* Written request
In the records below, find each line containing the word "this" and copy it.
====== Record excerpts ======
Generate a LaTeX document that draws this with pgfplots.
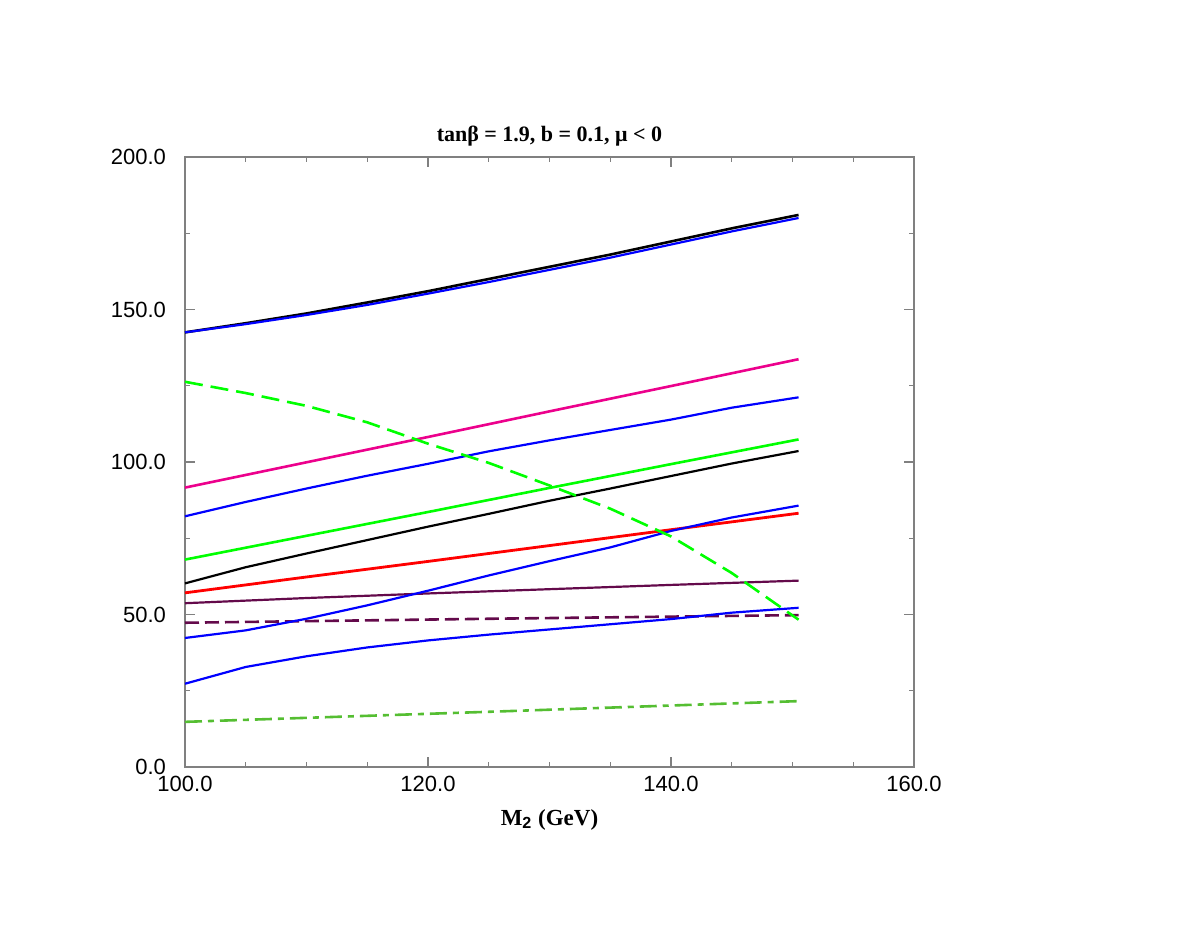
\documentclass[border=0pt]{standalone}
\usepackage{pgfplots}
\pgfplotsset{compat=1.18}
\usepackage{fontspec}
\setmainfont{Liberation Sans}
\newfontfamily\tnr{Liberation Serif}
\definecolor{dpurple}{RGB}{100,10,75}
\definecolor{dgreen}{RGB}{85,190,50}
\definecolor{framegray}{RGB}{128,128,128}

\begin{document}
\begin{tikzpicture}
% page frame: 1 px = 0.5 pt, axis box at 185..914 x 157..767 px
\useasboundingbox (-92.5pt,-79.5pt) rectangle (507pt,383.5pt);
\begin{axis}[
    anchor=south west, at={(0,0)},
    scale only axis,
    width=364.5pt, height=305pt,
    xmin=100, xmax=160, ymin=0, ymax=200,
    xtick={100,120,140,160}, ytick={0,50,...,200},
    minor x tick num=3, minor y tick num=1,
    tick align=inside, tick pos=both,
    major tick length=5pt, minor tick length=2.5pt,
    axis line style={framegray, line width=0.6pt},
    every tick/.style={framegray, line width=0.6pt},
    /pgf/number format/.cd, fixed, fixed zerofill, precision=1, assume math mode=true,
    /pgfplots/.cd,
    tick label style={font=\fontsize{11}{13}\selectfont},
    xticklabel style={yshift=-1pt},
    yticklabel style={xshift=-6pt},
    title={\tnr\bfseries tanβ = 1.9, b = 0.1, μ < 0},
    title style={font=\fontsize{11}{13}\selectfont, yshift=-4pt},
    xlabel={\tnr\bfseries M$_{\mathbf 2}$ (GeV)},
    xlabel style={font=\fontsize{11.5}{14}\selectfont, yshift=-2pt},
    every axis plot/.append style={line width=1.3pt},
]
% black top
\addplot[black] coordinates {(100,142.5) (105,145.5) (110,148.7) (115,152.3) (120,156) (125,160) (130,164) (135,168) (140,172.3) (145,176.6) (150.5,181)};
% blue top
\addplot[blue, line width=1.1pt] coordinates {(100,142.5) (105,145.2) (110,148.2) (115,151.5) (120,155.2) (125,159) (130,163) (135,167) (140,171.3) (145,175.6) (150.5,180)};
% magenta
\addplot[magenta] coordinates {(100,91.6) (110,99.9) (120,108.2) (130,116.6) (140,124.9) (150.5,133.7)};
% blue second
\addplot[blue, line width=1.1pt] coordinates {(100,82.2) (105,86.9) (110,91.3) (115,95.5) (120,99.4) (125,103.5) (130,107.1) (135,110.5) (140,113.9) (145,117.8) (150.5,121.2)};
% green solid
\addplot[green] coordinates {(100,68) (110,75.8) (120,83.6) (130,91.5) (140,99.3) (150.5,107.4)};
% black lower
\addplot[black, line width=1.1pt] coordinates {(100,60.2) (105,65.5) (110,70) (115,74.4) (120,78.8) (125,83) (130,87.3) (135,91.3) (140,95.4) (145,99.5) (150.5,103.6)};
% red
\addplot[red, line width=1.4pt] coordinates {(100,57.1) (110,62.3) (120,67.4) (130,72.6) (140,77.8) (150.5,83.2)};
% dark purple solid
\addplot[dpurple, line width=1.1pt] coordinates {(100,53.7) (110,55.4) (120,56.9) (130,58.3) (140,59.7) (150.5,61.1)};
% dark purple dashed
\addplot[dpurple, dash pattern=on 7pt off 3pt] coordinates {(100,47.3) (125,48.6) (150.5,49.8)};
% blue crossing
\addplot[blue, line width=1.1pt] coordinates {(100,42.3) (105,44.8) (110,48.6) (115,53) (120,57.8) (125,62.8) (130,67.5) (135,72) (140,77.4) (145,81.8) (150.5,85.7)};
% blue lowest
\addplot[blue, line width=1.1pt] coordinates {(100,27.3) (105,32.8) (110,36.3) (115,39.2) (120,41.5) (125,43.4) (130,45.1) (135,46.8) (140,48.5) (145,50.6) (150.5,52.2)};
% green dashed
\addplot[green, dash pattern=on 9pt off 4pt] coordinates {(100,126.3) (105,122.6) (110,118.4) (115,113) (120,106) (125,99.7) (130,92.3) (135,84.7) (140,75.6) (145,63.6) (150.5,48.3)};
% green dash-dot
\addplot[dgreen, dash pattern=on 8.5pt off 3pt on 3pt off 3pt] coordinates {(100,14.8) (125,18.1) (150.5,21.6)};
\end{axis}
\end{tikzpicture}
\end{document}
======
====== Record excerpts ======
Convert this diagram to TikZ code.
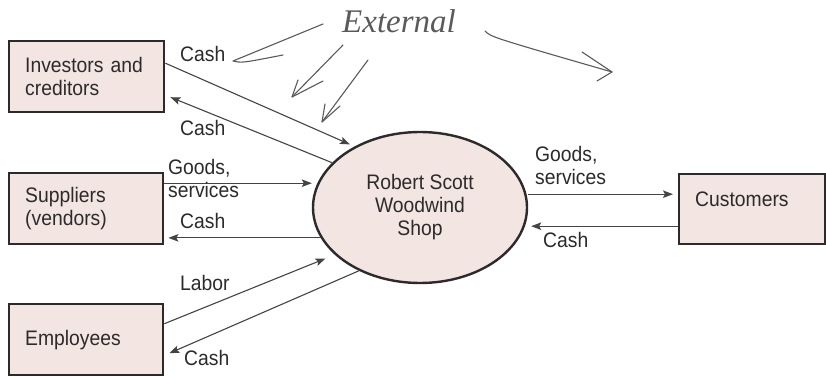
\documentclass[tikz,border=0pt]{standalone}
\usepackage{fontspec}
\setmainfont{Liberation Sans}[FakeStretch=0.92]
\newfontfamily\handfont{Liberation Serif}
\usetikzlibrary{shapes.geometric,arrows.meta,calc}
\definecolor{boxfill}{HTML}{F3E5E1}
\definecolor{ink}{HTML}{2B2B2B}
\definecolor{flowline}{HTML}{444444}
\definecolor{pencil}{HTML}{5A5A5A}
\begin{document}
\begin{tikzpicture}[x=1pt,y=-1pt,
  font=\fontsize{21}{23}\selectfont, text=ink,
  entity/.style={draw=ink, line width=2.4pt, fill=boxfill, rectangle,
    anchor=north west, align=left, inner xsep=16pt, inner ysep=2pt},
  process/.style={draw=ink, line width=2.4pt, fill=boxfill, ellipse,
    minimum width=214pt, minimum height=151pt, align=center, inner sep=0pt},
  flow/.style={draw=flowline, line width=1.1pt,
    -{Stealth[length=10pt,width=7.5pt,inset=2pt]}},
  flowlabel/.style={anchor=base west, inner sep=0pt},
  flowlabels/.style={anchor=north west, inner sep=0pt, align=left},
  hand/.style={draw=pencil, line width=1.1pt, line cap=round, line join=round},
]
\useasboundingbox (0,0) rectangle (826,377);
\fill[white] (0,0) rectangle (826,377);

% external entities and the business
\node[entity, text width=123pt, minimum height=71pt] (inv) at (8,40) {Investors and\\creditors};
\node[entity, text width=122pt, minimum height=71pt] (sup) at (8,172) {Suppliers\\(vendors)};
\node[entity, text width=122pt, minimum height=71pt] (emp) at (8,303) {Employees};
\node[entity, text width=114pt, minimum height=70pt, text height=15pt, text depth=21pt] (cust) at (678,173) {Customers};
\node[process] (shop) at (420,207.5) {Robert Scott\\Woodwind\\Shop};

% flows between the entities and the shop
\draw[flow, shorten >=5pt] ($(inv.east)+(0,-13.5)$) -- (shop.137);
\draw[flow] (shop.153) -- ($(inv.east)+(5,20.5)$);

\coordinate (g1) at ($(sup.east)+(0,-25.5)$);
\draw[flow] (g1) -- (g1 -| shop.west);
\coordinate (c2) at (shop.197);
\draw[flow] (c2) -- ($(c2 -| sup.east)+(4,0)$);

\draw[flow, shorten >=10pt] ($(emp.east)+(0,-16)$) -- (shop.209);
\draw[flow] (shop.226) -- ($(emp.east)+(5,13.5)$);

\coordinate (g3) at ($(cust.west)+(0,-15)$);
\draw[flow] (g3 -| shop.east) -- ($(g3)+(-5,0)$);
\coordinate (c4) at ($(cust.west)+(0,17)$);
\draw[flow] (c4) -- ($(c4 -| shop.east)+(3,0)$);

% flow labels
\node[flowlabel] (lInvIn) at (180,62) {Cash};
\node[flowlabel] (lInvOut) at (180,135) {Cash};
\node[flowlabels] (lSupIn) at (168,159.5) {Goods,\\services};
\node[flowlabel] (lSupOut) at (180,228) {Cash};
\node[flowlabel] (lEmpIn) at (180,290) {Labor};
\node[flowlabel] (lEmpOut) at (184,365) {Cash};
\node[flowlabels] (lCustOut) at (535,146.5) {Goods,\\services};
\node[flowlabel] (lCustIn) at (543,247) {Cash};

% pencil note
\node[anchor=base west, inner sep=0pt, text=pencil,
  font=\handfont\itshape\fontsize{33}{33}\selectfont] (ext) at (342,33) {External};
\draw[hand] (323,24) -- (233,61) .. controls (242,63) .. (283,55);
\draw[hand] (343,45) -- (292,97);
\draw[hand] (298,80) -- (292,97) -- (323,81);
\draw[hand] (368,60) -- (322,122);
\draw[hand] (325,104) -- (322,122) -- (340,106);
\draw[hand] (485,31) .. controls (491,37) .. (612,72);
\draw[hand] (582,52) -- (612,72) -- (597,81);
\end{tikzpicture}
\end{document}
======
====== Record excerpts ======
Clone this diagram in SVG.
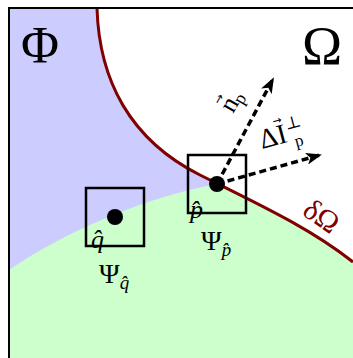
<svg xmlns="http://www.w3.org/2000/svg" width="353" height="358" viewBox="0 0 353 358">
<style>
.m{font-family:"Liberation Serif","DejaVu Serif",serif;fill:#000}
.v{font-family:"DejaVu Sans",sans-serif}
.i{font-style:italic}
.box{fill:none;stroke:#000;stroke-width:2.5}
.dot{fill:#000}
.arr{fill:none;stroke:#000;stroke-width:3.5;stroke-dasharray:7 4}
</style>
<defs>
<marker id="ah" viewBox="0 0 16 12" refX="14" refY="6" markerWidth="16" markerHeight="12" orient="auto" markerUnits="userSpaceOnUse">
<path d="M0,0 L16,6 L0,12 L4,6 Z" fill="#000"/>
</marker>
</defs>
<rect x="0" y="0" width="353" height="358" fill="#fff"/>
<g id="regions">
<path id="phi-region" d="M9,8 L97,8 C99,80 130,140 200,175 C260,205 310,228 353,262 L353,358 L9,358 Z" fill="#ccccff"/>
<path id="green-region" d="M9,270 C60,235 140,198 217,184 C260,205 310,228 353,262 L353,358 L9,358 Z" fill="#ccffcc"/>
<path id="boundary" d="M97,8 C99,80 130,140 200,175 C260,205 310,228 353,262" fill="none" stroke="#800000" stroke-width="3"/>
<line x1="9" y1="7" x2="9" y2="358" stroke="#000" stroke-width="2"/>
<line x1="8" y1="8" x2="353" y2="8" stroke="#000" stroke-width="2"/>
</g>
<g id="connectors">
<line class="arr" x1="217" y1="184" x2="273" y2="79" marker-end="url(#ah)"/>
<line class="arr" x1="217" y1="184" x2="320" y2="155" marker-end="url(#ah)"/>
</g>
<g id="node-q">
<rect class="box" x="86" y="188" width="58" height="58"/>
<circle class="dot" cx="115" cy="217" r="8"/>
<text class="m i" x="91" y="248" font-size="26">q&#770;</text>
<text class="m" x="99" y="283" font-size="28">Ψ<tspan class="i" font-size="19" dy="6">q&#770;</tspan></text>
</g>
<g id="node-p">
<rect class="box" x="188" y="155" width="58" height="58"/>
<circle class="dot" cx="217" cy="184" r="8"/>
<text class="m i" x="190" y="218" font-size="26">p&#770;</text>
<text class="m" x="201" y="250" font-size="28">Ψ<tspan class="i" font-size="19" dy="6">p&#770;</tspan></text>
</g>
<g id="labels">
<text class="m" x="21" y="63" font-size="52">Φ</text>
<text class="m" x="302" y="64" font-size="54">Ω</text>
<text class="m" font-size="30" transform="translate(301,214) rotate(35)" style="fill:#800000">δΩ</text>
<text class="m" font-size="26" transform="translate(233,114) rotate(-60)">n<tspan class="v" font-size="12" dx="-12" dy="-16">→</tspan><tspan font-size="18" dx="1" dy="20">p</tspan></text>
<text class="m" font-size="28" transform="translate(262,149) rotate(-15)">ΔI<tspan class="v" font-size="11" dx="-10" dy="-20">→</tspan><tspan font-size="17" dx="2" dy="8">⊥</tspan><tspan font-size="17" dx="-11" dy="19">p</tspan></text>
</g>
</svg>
======
* Task output
Generate a LaTeX document that draws this with pgfplots.
Convert this diagram to TikZ code.
Clone this diagram in SVG.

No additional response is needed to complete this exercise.